Enterprise AI Demand Stays Strong as Firms Shift to Value Focus
Tech executives say AI appetite remains nearly limitless even as enterprises pivot toward squeezing more return from existing investments.
Corporate leaders are pushing back hard against fears of an AI spending slowdown, declaring demand for artificial intelligence infrastructure "almost unlimited" even as the broader technology sector navigates market turbulence and investor skepticism. The bullish stance from executives comes at a moment when AI-related chip stocks have swung sharply, rattled by an ongoing Wall Street debate over the sustainability of enterprise AI budgets.
The emerging enterprise strategy, described by some insiders as "valuemaxxing," signals a maturation in how large organizations approach AI adoption. Rather than simply pouring money into new hardware and models, companies are increasingly focused on extracting measurable returns from AI tools and platforms they have already deployed — a shift that some analysts have interpreted as a demand pullback, but that executives contest reflects responsible scaling.

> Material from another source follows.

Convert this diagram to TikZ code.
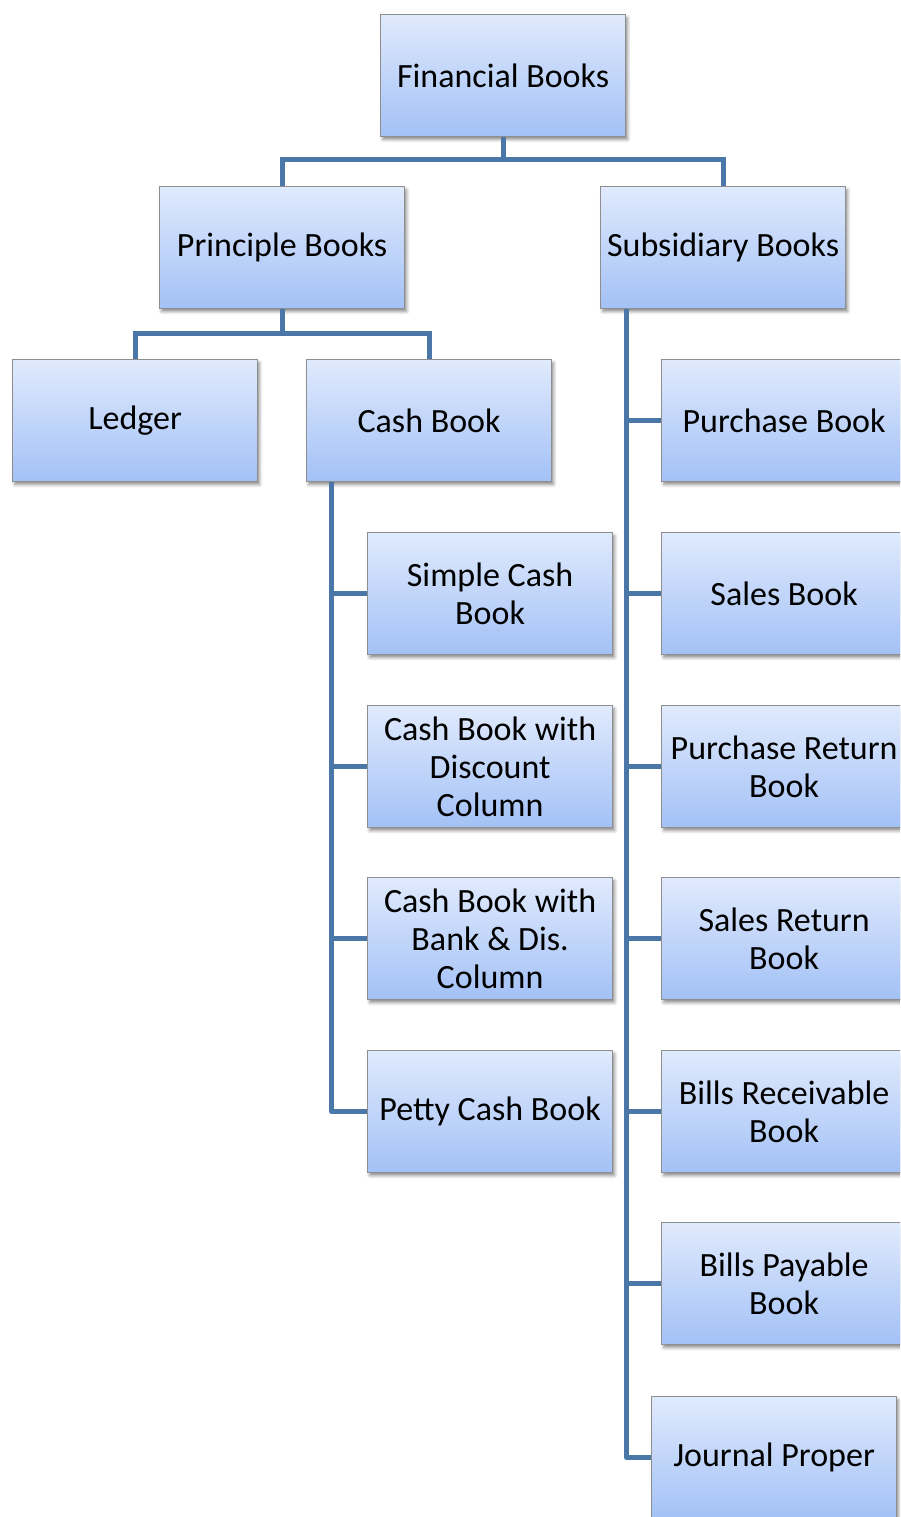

The tension between those two readings has injected fresh volatility into semiconductor and AI infrastructure stocks, which have become bellwethers for broader sentiment around the technology's commercial trajectory. Investors have struggled to reconcile record capital expenditure commitments from major cloud providers with caution signals from enterprise procurement teams reassessing their AI roadmaps.
For now, the executive consensus leans optimistic. Industry leaders argue that the valuemaxxing trend does not represent a ceiling on AI spending but rather a new phase — one where adoption deepens and diversifies across business units, potentially sustaining or even accelerating long-term demand for compute power and AI services.